House-Senate budget conferees got off to a slow start yesterday, with Republicans haggling into the evening among themselves over spending differences and over whether next year's deficit can be kept under $100 billion.
At issue, among other things, was a claim by some House Republicans that any major changes in the House-approved budget, including its projected deficit of just under $100 billion, would jeopardize chances for House concurrence in any compromise from the conference.
As the Republicans broke up, they were reportedly exploring a compromise with a deficit of about $103 billion.
In an opening statement that pleaded for flexibility, Senate Budget Committee Chairman Pete V. Domenici (R-N.M.) warned that the conference, despite seemingly narrow differences between the House and Senate versions of the budget, could nonetheless collapse over projected deficits and other problems.
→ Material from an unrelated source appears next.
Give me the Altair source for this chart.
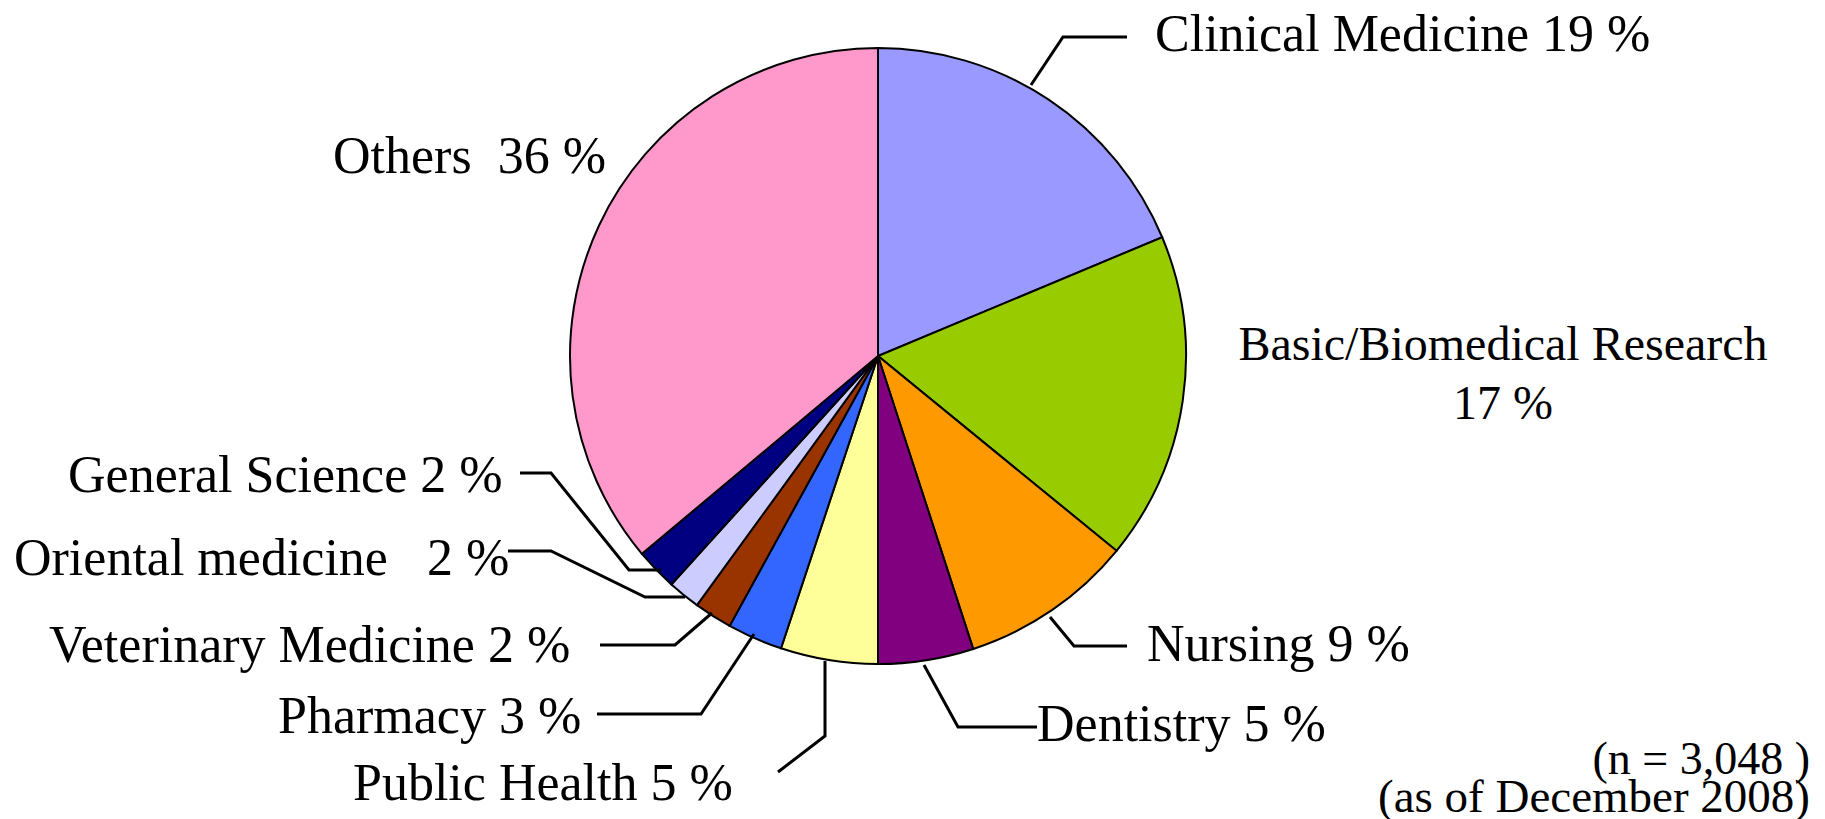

"We cannot allow ourselves to be so inflexible that we are stymied by a symbolic deficit target," he said in an oblique warning to the House Republicans.
Sen. Ernest F. Hollings (S.C.), ranking Democrat on the Senate committee, was more explicit than Domenici, asserting it is "totally unrealistic" to assume that a deficit of less than $100 billion is attainable.
Rep. Delbert L. Latta (Ohio), ranking Republican on the House Budget Committee and chief sponsor of the House plan, shot back that it would be attainable if the Senate conferees simply agreed to go along with the House version.
The House budget calls for a deficit of $99.3 billion for the 1983 fiscal year starting Oct. 1, although the nonpartisan Congressional Budget Office has said it actually would entail a deficit of nearly $110 billion. The Senate budget anticipates a deficit of $116 billion, although CBO officials say the Senate's deficit may now be somewhat less.
The deficit projections are viewed as perhaps the major hang-up for the conference, along with assorted substantive differences in such areas as cost-of-living increases for retirement benefits other than Social Security, domestic appropriations levels, foreign aid, proposed cuts in benefit programs for the poor and, to a lesser extent, tax increases.
One major difference is that the House cuts more deeply into programs for the poor, while the Senate's cuts are spread out more evenly, including anticipated but unspecified savings from Social Security after a presidential commission makes recommendations later this year on how to keep the huge retirement fund solvent.
Both budgets propose tax increases of at least $20 billion this year, for an overall total of about $100 billion by 1985. But the House wants to require action this year on only one year's worth of increases, while the Senate wants to nail down all three years' worth this year.
In his opening remarks to the conference, which will reconvene today, House Budget Committee chairman James R. Jones (D-Okla.) characterized the dispute as involving a choice between two Republican-drafted budgets, both of which have been endorsed by President Reagan.
It's "almost a family matter within the Republican Party," that Democrats can do little more than mediate, Jones said.
Meanwhile, on the related issue of a supplemental appropriations bill for the rest of the current fiscal year ending Sept. 30, the Reagan administration, in a letter from Office of Management and Budget Director David A. Stockman to congressional leaders, formally urged rejection of a House-Senate conferees' compromise on grounds that it is too expensive.
Stockman cited a $3 billion housing "bail-out" plan as "particularly unacceptable" and also objected to $1.3 billion for other programs. If the bill is not stripped back, it would be hard for the president's advisers to recommend that he sign it, Stockman said.